Sauerkraut is made by very thinly slicing a cabbage and then "pickling" it by a process called lacto-fermentaion. In this process, lactic acid is created by the reaction of bacteria (from the air) combining with natural food sugars. Turning a cabbage into a fermented food now makes it a vegetables with probiotic advantages. It will now help balance out your bodies digestive system and help fight against illness. To learn more about probiotics and their benefits please read my article You Are What You Eat.
Cabbage on its own, is one of those cruceriferous vegetables which lowers cholesterol and is very high in antioxidants, vitamin A and vitamin C. According to Doctor Oz. this vegetables is also a cancer fighter.
I have made sauerkraut with red cabbage, white cabbage and with a combination of cabbage and carrots. I have yet to experiment with additional spices, do let me know if you have any favourite combinations.
Ingredients
- 1 head of cabbage (red or white)
- 1 tablespoon sea salt
Directions
- Wash and chop cabbage into thin slices and break apart any chunks. Place cabbage in a large bowl and sprinkle with salt.

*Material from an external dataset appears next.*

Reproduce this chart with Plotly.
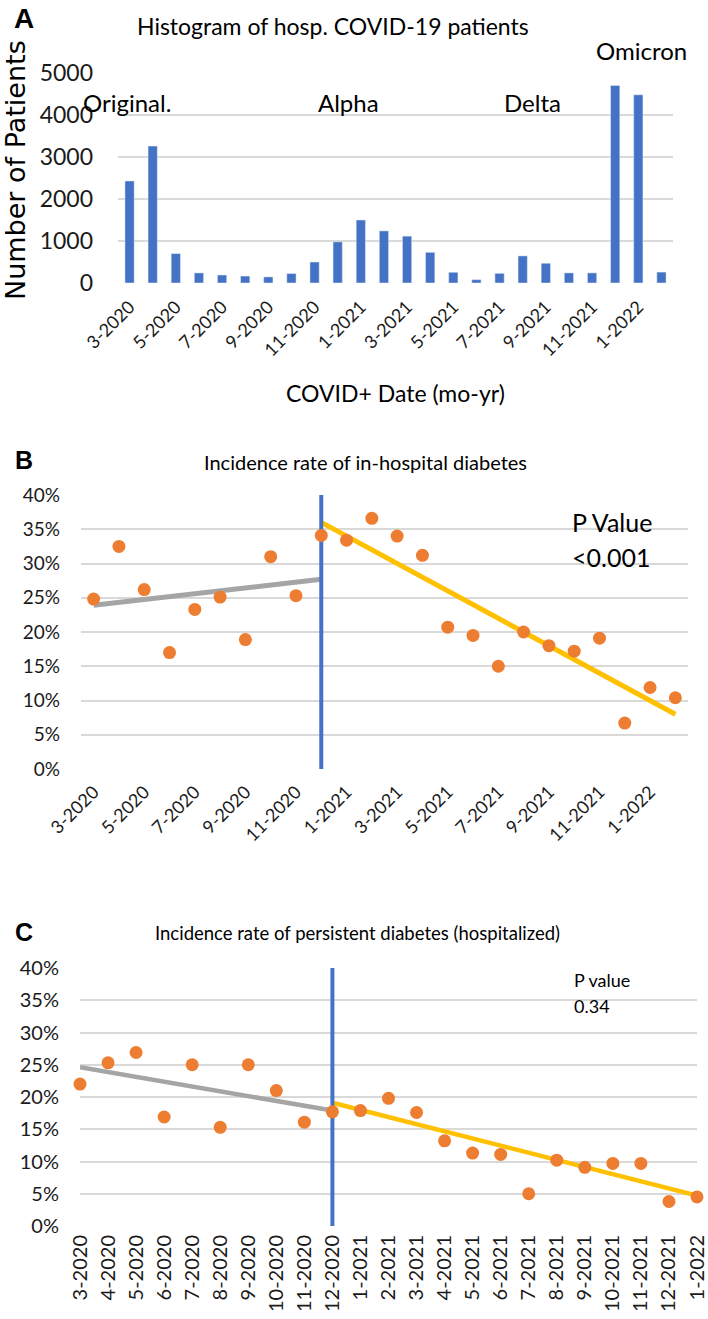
import plotly.graph_objects as go

# ---------------- data ----------------
months_ab = ["3-2020", "4-2020", "5-2020", "6-2020", "7-2020", "8-2020", "9-2020",
             "10-2020", "11-2020", "12-2020", "1-2021", "2-2021", "3-2021", "4-2021",
             "5-2021", "6-2021", "7-2021", "8-2021", "9-2021", "10-2021", "11-2021",
             "12-2021", "1-2022", "2-2022"]
months_c = ["3-2020", "4-2020", "5-2020", "6-2020", "7-2020", "8-2020", "9-2020",
            "10-2020", "11-2020", "12-2020", "1-2021", "2-2021", "3-2021", "4-2021",
            "5-2021", "6-2021", "7-2021", "8-2021", "9-2021", "10-2021", "11-2021",
            "12-2021", "1-2022"]

patients = [2430, 3260, 700, 240, 190, 165, 145, 225, 500, 980, 1500, 1240, 1115,
            730, 255, 80, 230, 645, 470, 240, 240, 4705, 4480, 260]

inhosp_rate = [24.8, 32.5, 26.2, 17.0, 23.3, 25.1, 18.9, 31.0, 25.3, 34.1, 33.4, 36.6,
               34.0, 31.2, 20.7, 19.5, 15.0, 20.0, 18.0, 17.2, 19.1, 6.7, 11.9, 10.4]
inhosp_pre_x = ["3-2020", "12-2020"]
inhosp_pre_fit = [23.9, 27.7]
inhosp_post_x = ["12-2020", "2-2022"]
inhosp_post_fit = [36.0, 8.0]

persist_rate = [22.0, 25.3, 26.9, 16.9, 25.0, 15.3, 25.0, 21.0, 16.1, 17.7, 17.9, 19.8,
                17.6, 13.2, 11.3, 11.1, 5.0, 10.2, 9.1, 9.7, 9.7, 3.8, 4.5]
persist_pre_x = ["3-2020", "12-2020"]
persist_pre_fit = [24.6, 17.9]
persist_post_x = ["12-2020", "1-2022"]
persist_post_fit = [19.1, 4.7]

cutoff_month = "12-2020"
rate_max = 40

variants = ["Original.", "Alpha", "Delta", "Omicron"]

# ---------------- styling ----------------
W, H = 708, 1319
BLUE = "#4472C4"
ORANGE = "#ED7D31"
GRAY = "#A5A5A5"
GOLD = "#FFC000"
GRID = "#D9D9D9"
TXT = "#1a1a1a"
FONT = "Lato"


def fx(px):
    return px / W


def fy(py):
    return 1 - py / H


fig = go.Figure()

# Panel A bars
fig.add_trace(go.Bar(x=months_ab, y=patients, marker_color=BLUE, xaxis="x", yaxis="y",
                     showlegend=False))

# Panel B
fig.add_trace(go.Scatter(x=inhosp_pre_x, y=inhosp_pre_fit, mode="lines",
                         line=dict(color=GRAY, width=5), xaxis="x2", yaxis="y2",
                         showlegend=False))
fig.add_trace(go.Scatter(x=inhosp_post_x, y=inhosp_post_fit, mode="lines",
                         line=dict(color=GOLD, width=5), xaxis="x2", yaxis="y2",
                         showlegend=False))
fig.add_trace(go.Scatter(x=[cutoff_month, cutoff_month], y=[0, rate_max], mode="lines",
                         line=dict(color=BLUE, width=4), xaxis="x2", yaxis="y2",
                         showlegend=False, cliponaxis=False))
fig.add_trace(go.Scatter(x=months_ab, y=inhosp_rate, mode="markers",
                         marker=dict(color=ORANGE, size=13), xaxis="x2", yaxis="y2",
                         showlegend=False, cliponaxis=False))

# Panel C
fig.add_trace(go.Scatter(x=persist_pre_x, y=persist_pre_fit, mode="lines",
                         line=dict(color=GRAY, width=4.5), xaxis="x3", yaxis="y3",
                         showlegend=False))
fig.add_trace(go.Scatter(x=persist_post_x, y=persist_post_fit, mode="lines",
                         line=dict(color=GOLD, width=4.5), xaxis="x3", yaxis="y3",
                         showlegend=False, cliponaxis=False))
fig.add_trace(go.Scatter(x=[cutoff_month, cutoff_month], y=[0, rate_max], mode="lines",
                         line=dict(color=BLUE, width=4), xaxis="x3", yaxis="y3",
                         showlegend=False, cliponaxis=False))
fig.add_trace(go.Scatter(x=months_c, y=persist_rate, mode="markers",
                         marker=dict(color=ORANGE, size=13), xaxis="x3", yaxis="y3",
                         showlegend=False, cliponaxis=False))

common_x = dict(type="category", showgrid=False, zeroline=False, showline=False,
                ticks="", color=TXT, automargin=False, categoryorder="array")
common_y = dict(showgrid=True, gridcolor=GRID, gridwidth=1.6, zeroline=False,
                showline=False, ticks="", color=TXT, automargin=False)

fig.update_layout(
    width=W, height=H, autosize=False,
    margin=dict(l=0, r=0, t=0, b=0, pad=0),
    paper_bgcolor="white", plot_bgcolor="white",
    font=dict(family=FONT, color=TXT),
    bargap=0.6,
    xaxis=dict(common_x, domain=[fx(118), fx(673)], anchor="y",
               categoryarray=months_ab,
               range=[-0.5, len(months_ab) - 0.5],
               tickmode="array", tickvals=months_ab[::2], ticktext=months_ab[::2],
               tickangle=-45, tickfont=dict(size=18, family=FONT), ticklabelstandoff=9),
    yaxis=dict(common_y, domain=[fy(283), fy(73)], anchor="x", range=[0, 5000],
               dtick=1000, tickfont=dict(size=23, family=FONT), ticklabelstandoff=24),
    xaxis2=dict(common_x, domain=[fx(81), fx(688)], anchor="y2",
                categoryarray=months_ab,
                range=[-0.5, len(months_ab) - 0.5],
                tickmode="array", tickvals=months_ab[::2], ticktext=months_ab[::2],
                tickangle=-45, tickfont=dict(size=18, family=FONT), ticklabelstandoff=8),
    yaxis2=dict(common_y, domain=[fy(769), fy(495)], anchor="x2", range=[0, rate_max],
                dtick=5, ticksuffix="%", tickfont=dict(size=19, family=FONT),
                ticklabelstandoff=20),
    xaxis3=dict(common_x, domain=[fx(80), fx(697)], anchor="y3",
                categoryarray=months_c,
                range=[0, len(months_c) - 1],
                tickmode="array", tickvals=months_c, ticktext=months_c,
                tickangle=-90, tickfont=dict(size=20, family=FONT), ticklabelstandoff=4),
    yaxis3=dict(common_y, domain=[fy(1226), fy(968)], anchor="x3", range=[0, rate_max],
                dtick=5, ticksuffix="%", tickfont=dict(size=20, family=FONT),
                ticklabelstandoff=20),
)

ann = []


def add_text(text, x, y, size, family=FONT, xanchor="center", bold=False, angle=0):
    if bold:
        text = "<b>" + text + "</b>"
    ann.append(dict(text=text, x=fx(x), y=fy(y), xref="paper", yref="paper",
                    showarrow=False, xanchor=xanchor, yanchor="middle",
                    textangle=angle, font=dict(size=size, family=family, color="#000")))


# Panel A
add_text("A", 24, 18, 28, family="Liberation Sans", bold=True)
add_text("Histogram of hosp. COVID-19 patients", 333, 26, 23)
add_text("Number of Patients", 16, 170, 27, family="DejaVu Sans", angle=-90)
add_text("COVID+ Date (mo-yr)", 396, 393, 23)
add_text(variants[0], 127, 102, 24)
add_text(variants[1], 348, 102, 24)
add_text(variants[2], 532, 102, 24)
add_text(variants[3], 641, 50, 24)

# Panel B
add_text("B", 24, 460, 25, family="Liberation Sans", bold=True)
add_text("Incidence rate of in-hospital diabetes", 366, 462, 20)
add_text("P Value", 570, 522, 25, xanchor="left")
add_text("&lt;0.001", 570, 557, 25, xanchor="left")

# Panel C
add_text("C", 24, 932, 25, family="Liberation Sans", bold=True)
add_text("Incidence rate of persistent diabetes (hospitalized)", 357, 933, 18.5)
add_text("P value", 572, 980, 18, xanchor="left")
add_text("0.34", 572, 1006, 18, xanchor="left")

fig.update_layout(annotations=ann)

fig.write_html("out.html", config={"displayModeBar": False},
               post_script="document.body.style.margin='0';")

- Squeeze cabbage with hands or mash with a glass jar, wooden spoon or pestle. Do not use a metal instrument as it will react with the lacto-fermentation.
- Once you have extracted some juice and the cabbage is limp. Distribute the cabbage into jars using non-metal instrument. Poor juices over the cabbage ensuring the cabbage is completely covered or scum will form. You may need to use a weight to submerge your cabbage. Loosely cover your jars with the lids and let them sit on the counter.
- It will take about a week for the process to be complete. Simply taste your sauerkraut until it reaches your desired taste. I typically like mine after 7-9 days. Do check on your sauerkraut everyday to ensure it still looks well. If you see some scum or bubbles forming simply scoop them off.
- Once fermentation is complete and the sauerkraut is to your liking, tighten the lids and place in your fridge. Refrigerated sauerkraut will last at least 6 months.